GIVEN ENTRIES:
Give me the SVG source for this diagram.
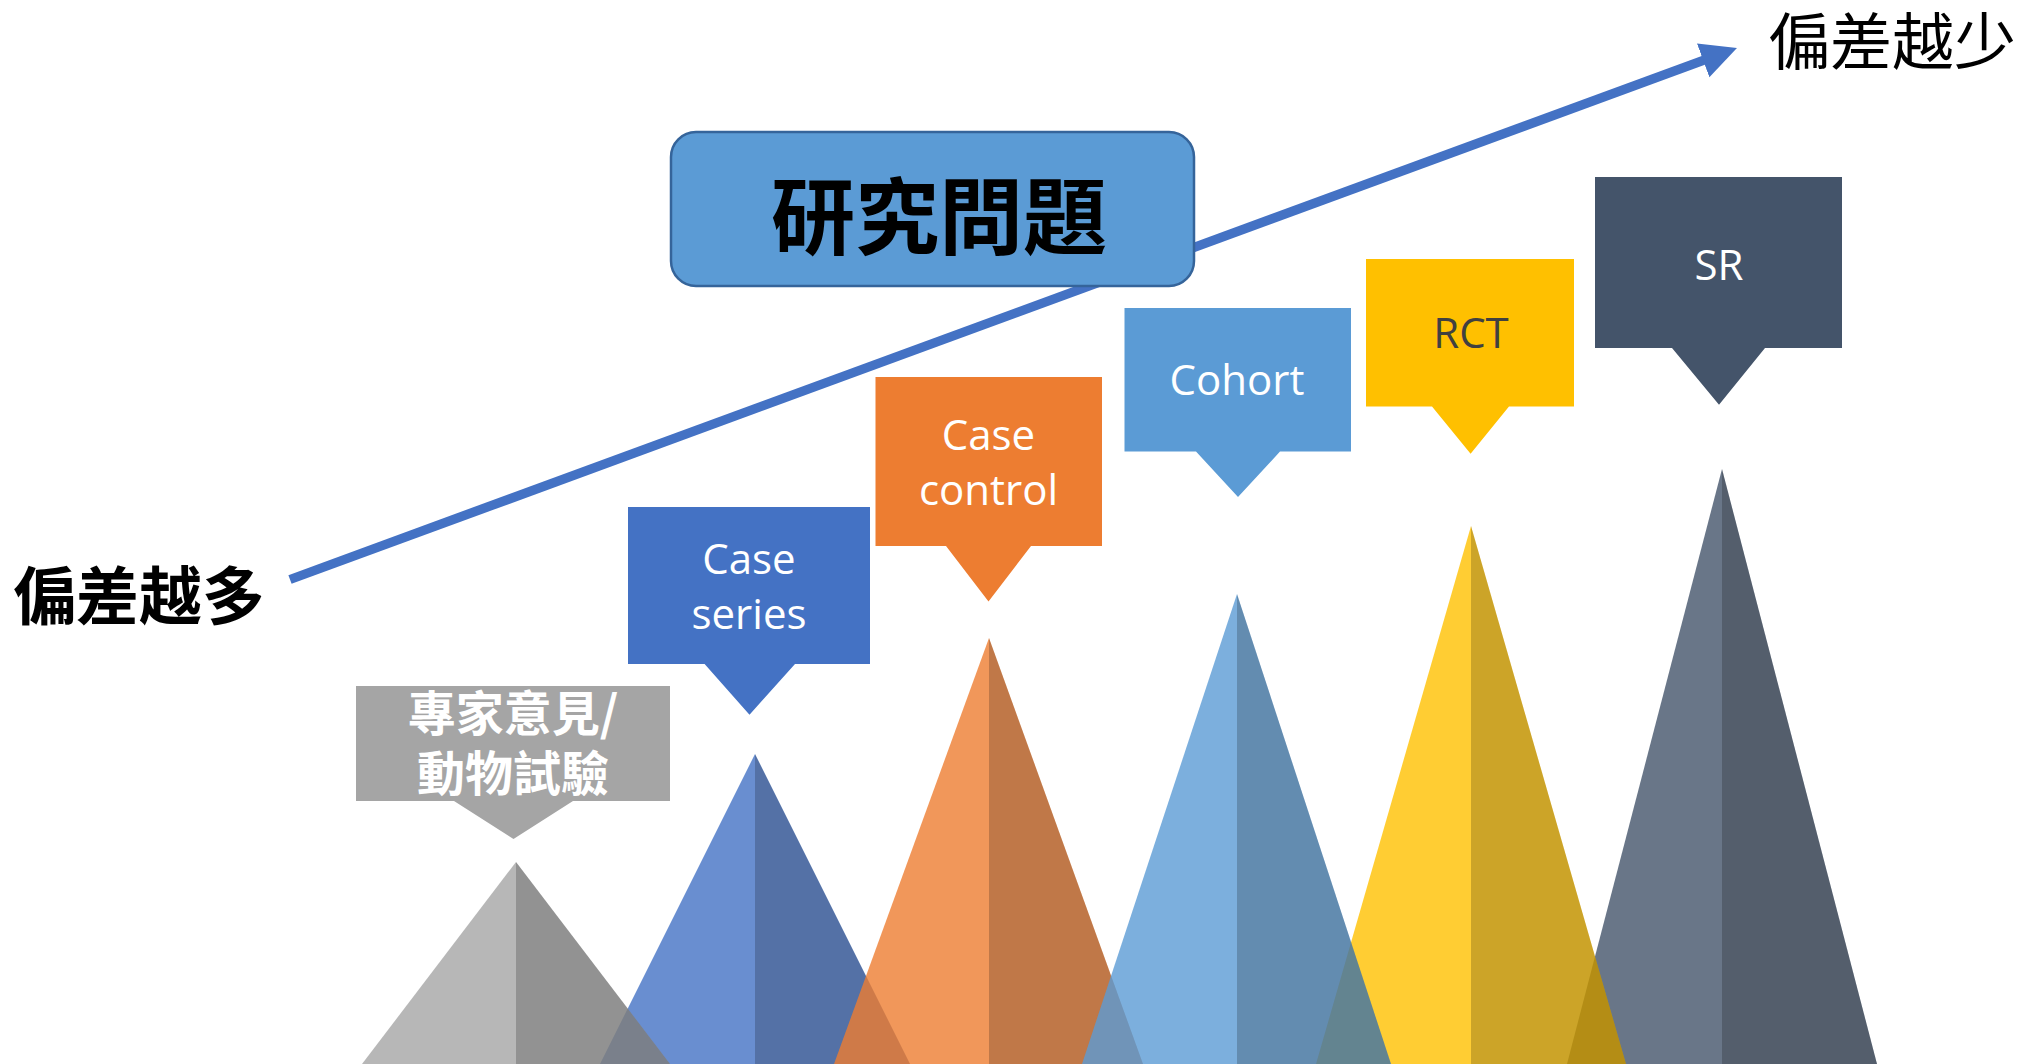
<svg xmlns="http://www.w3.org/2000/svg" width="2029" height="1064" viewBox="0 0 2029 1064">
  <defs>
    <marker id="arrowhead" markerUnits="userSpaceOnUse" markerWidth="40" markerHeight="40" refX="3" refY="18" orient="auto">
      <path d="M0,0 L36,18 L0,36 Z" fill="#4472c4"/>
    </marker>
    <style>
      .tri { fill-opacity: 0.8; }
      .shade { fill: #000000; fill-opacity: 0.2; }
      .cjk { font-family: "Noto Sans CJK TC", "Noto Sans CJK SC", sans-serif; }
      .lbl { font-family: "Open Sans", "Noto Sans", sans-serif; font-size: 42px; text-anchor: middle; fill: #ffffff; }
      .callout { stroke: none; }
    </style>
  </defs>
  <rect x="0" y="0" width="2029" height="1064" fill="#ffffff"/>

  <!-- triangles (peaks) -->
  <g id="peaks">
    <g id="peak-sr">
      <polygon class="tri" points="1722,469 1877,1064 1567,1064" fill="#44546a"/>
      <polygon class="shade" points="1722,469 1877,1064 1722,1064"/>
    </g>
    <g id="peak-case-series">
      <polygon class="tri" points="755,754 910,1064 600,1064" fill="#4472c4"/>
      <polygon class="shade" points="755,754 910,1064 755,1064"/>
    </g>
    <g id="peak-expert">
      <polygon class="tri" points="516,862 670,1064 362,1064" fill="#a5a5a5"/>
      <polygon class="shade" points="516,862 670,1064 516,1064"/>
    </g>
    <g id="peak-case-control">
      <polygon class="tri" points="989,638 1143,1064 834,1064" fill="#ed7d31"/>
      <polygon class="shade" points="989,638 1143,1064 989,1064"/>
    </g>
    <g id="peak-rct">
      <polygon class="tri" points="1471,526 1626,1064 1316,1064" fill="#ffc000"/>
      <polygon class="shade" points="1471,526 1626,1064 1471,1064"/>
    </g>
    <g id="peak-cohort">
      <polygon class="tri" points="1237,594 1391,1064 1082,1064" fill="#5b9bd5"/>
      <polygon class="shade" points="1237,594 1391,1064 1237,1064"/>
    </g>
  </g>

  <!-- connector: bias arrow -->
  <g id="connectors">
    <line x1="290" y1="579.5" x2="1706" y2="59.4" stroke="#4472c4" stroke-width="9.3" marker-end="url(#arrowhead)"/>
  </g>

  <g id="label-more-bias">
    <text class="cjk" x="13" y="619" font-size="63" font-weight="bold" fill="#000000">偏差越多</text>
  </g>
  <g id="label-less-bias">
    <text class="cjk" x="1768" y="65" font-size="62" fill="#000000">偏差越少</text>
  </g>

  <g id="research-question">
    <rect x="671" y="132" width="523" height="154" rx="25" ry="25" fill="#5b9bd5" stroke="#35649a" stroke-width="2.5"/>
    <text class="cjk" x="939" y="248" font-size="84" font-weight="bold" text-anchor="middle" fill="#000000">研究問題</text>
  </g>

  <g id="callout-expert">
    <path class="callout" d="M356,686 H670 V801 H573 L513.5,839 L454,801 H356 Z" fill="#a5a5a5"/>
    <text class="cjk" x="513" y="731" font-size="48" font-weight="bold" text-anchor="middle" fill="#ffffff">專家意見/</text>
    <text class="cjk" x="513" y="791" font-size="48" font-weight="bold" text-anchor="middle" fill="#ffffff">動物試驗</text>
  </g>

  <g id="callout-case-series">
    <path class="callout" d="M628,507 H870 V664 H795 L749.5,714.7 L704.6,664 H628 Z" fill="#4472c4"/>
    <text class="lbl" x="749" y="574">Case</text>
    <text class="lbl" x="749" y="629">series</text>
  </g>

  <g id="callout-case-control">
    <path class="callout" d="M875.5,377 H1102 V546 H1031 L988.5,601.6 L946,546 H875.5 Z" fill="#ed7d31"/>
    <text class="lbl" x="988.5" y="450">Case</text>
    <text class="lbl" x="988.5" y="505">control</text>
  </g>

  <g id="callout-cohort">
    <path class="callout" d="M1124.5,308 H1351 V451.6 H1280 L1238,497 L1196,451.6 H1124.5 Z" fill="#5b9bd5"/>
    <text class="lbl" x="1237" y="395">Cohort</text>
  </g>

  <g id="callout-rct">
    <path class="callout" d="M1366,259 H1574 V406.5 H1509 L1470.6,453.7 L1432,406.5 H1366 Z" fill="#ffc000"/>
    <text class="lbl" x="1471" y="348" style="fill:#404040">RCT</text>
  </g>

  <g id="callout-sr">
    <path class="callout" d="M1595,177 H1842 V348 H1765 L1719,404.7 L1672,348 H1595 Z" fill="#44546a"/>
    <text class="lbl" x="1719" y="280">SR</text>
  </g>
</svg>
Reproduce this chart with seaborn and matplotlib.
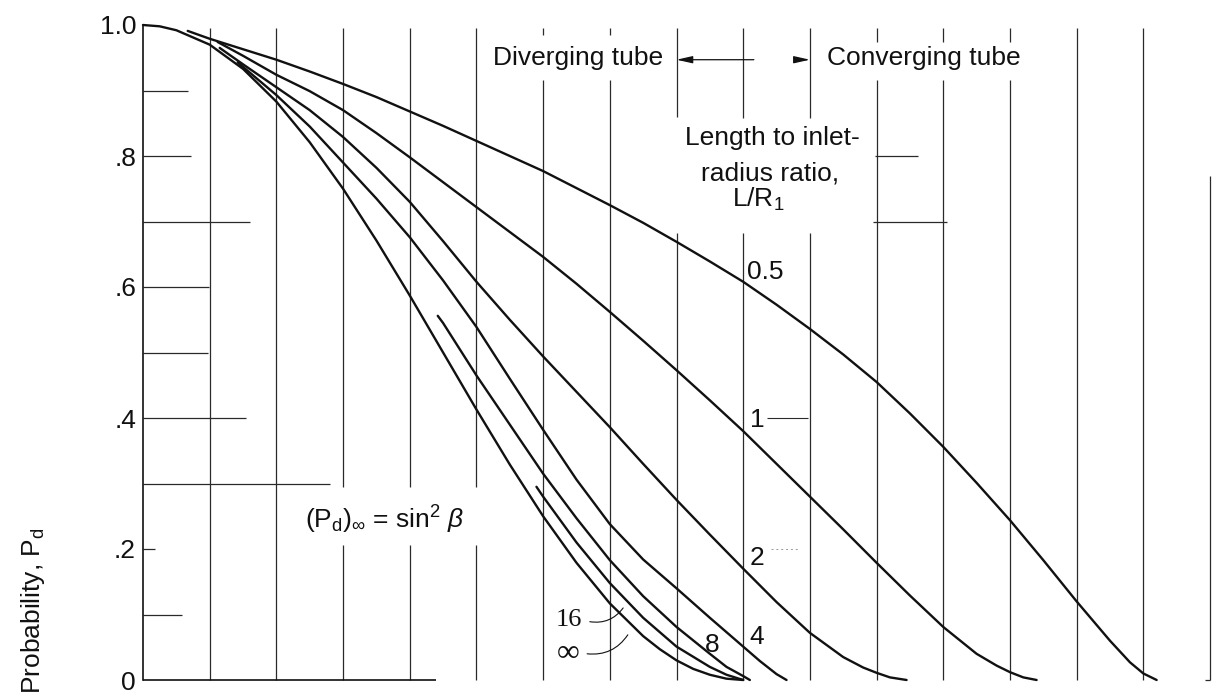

EXERCISE DIRECTIONS: Your copy should hold every record word for word and none of the pictures.

TASK ANSWER:
Give me the SVG source for this diagram.
<svg xmlns="http://www.w3.org/2000/svg" width="2029" height="1064" viewBox="0 0 2029 1064">
  <defs>
    <marker id="arrowhead" markerUnits="userSpaceOnUse" markerWidth="40" markerHeight="40" refX="3" refY="18" orient="auto">
      <path d="M0,0 L36,18 L0,36 Z" fill="#4472c4"/>
    </marker>
    <style>
      .tri { fill-opacity: 0.8; }
      .shade { fill: #000000; fill-opacity: 0.2; }
      .cjk { font-family: "Noto Sans CJK TC", "Noto Sans CJK SC", sans-serif; }
      .lbl { font-family: "Open Sans", "Noto Sans", sans-serif; font-size: 42px; text-anchor: middle; fill: #ffffff; }
      .callout { stroke: none; }
    </style>
  </defs>
  <rect x="0" y="0" width="2029" height="1064" fill="#ffffff"/>

  <!-- triangles (peaks) -->
  <g id="peaks">
    <g id="peak-sr">
      <polygon class="tri" points="1722,469 1877,1064 1567,1064" fill="#44546a"/>
      <polygon class="shade" points="1722,469 1877,1064 1722,1064"/>
    </g>
    <g id="peak-case-series">
      <polygon class="tri" points="755,754 910,1064 600,1064" fill="#4472c4"/>
      <polygon class="shade" points="755,754 910,1064 755,1064"/>
    </g>
    <g id="peak-expert">
      <polygon class="tri" points="516,862 670,1064 362,1064" fill="#a5a5a5"/>
      <polygon class="shade" points="516,862 670,1064 516,1064"/>
    </g>
    <g id="peak-case-control">
      <polygon class="tri" points="989,638 1143,1064 834,1064" fill="#ed7d31"/>
      <polygon class="shade" points="989,638 1143,1064 989,1064"/>
    </g>
    <g id="peak-rct">
      <polygon class="tri" points="1471,526 1626,1064 1316,1064" fill="#ffc000"/>
      <polygon class="shade" points="1471,526 1626,1064 1471,1064"/>
    </g>
    <g id="peak-cohort">
      <polygon class="tri" points="1237,594 1391,1064 1082,1064" fill="#5b9bd5"/>
      <polygon class="shade" points="1237,594 1391,1064 1237,1064"/>
    </g>
  </g>

  <!-- connector: bias arrow -->
  <g id="connectors">
    <line x1="290" y1="579.5" x2="1706" y2="59.4" stroke="#4472c4" stroke-width="9.3" marker-end="url(#arrowhead)"/>
  </g>

  <g id="label-more-bias">
    <text class="cjk" x="13" y="619" font-size="63" font-weight="bold" fill="#000000">偏差越多</text>
  </g>
  <g id="label-less-bias">
    <text class="cjk" x="1768" y="65" font-size="62" fill="#000000">偏差越少</text>
  </g>

  <g id="research-question">
    <rect x="671" y="132" width="523" height="154" rx="25" ry="25" fill="#5b9bd5" stroke="#35649a" stroke-width="2.5"/>
    <text class="cjk" x="939" y="248" font-size="84" font-weight="bold" text-anchor="middle" fill="#000000">研究問題</text>
  </g>

  <g id="callout-expert">
    <path class="callout" d="M356,686 H670 V801 H573 L513.5,839 L454,801 H356 Z" fill="#a5a5a5"/>
    <text class="cjk" x="513" y="731" font-size="48" font-weight="bold" text-anchor="middle" fill="#ffffff">專家意見/</text>
    <text class="cjk" x="513" y="791" font-size="48" font-weight="bold" text-anchor="middle" fill="#ffffff">動物試驗</text>
  </g>

  <g id="callout-case-series">
    <path class="callout" d="M628,507 H870 V664 H795 L749.5,714.7 L704.6,664 H628 Z" fill="#4472c4"/>
    <text class="lbl" x="749" y="574">Case</text>
    <text class="lbl" x="749" y="629">series</text>
  </g>

  <g id="callout-case-control">
    <path class="callout" d="M875.5,377 H1102 V546 H1031 L988.5,601.6 L946,546 H875.5 Z" fill="#ed7d31"/>
    <text class="lbl" x="988.5" y="450">Case</text>
    <text class="lbl" x="988.5" y="505">control</text>
  </g>

  <g id="callout-cohort">
    <path class="callout" d="M1124.5,308 H1351 V451.6 H1280 L1238,497 L1196,451.6 H1124.5 Z" fill="#5b9bd5"/>
    <text class="lbl" x="1237" y="395">Cohort</text>
  </g>

  <g id="callout-rct">
    <path class="callout" d="M1366,259 H1574 V406.5 H1509 L1470.6,453.7 L1432,406.5 H1366 Z" fill="#ffc000"/>
    <text class="lbl" x="1471" y="348" style="fill:#404040">RCT</text>
  </g>

  <g id="callout-sr">
    <path class="callout" d="M1595,177 H1842 V348 H1765 L1719,404.7 L1672,348 H1595 Z" fill="#44546a"/>
    <text class="lbl" x="1719" y="280">SR</text>
  </g>
</svg>
Reproduce this chart with seaborn and matplotlib.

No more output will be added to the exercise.